Sunday, November 16, 2014
Movie Review: "Birdman"
Starring Michael Keaton, Edward Norton, Naomi Watts, Emma Stone, Zach Galifianakis, Andrea Riseborough, Amy Ryan
Directed by Alejandro Gonzalez Innaritu
Operating in a highly ambitious structure almost unheard of (Alfred Hitchcock’s “Rope” is a very rare example), Alejandro Gonzalez Innaritu’s darkly funny and expertly crafted “Birdman” is a film in which choreography is so essential, yet nary a dance step is performed.
Michael Keaton, who rises to the high quality of the material, stars as Riggan Thomson, a struggling actor seeking a professional resurgence by adapting, directing and starring in an adaptation of a Raymond Carver short story. Having long since left behind his role in Birdman, a popular superhero franchise, Thomson sees the play as a go-for-broke chance to validate what’s left of his career and bring him back into relevance.
He’s hardly helped by a mess of a personal life, what with an ex-wife (Amy Ryan), a potentially pregnant co-star in the production he’s sleeping with (Andrea Riseborough) and a temperamental personal assistant who also happens to be his fresh out of rehab daughter (Emma Stone, in a standout performance). That’s to say nothing of the very disruptive voice of Birdman that only he hears, which might be signaling his gradual loss of sanity.

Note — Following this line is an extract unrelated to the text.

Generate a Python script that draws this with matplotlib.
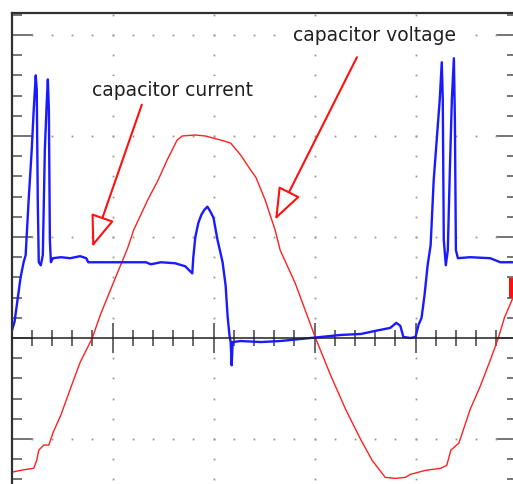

The aforementioned choreography doesn’t come specifically from scenes in the play, although several are dramatized in rehearsals, disastrous preview performances and opening night. Instead, the superb craftsmanship of “Birdman” is a result of its meticulously planned and executed filming style that incorporates long, unbroken takes — a challenging demand for any actor. That complexity is magnified here, as the camera swings, swoops and glides, seemingly following the cast inside every square inch of the theater, as well as numerous locations outside. It’s a bold filming decision, but one that avoids being unnecessarily showy. In fact, it seems to aid in the storytelling, as the characters cross paths in hallways, dressing rooms, backstage and even the rooftop.
The casting of Keaton (whose past experience as Batman brings a knowing wink to the proceedings) is inspired, as the recently underutilized actor digs deep into his role as a bit of a jerk and admittedly bad father who is willing to risk everything to resurrect his career. The rest of the supporting cast shines, particularly Edward Norton as a self-aggrandizing stage actor, and Zach Galiafianakis, as Riggan’s manager, who is struggling to keep his client and friend together as the production’s opening night approaches.
Innaritu’s past films (“21 Grams” and “Babel,” among them) have generally been humorless affairs that explored the depths of human emotions. “Birdman” definitely also has its moments of intense emotional exploration, but does so in a generally lighter tone that lifts the material to heights Innaritu has formerly never reached. It’s a film that has lofty ambitions and reaches them without seemingly breaking a sweat.
(Rated R for language throughout, some sexual content and brief violence.)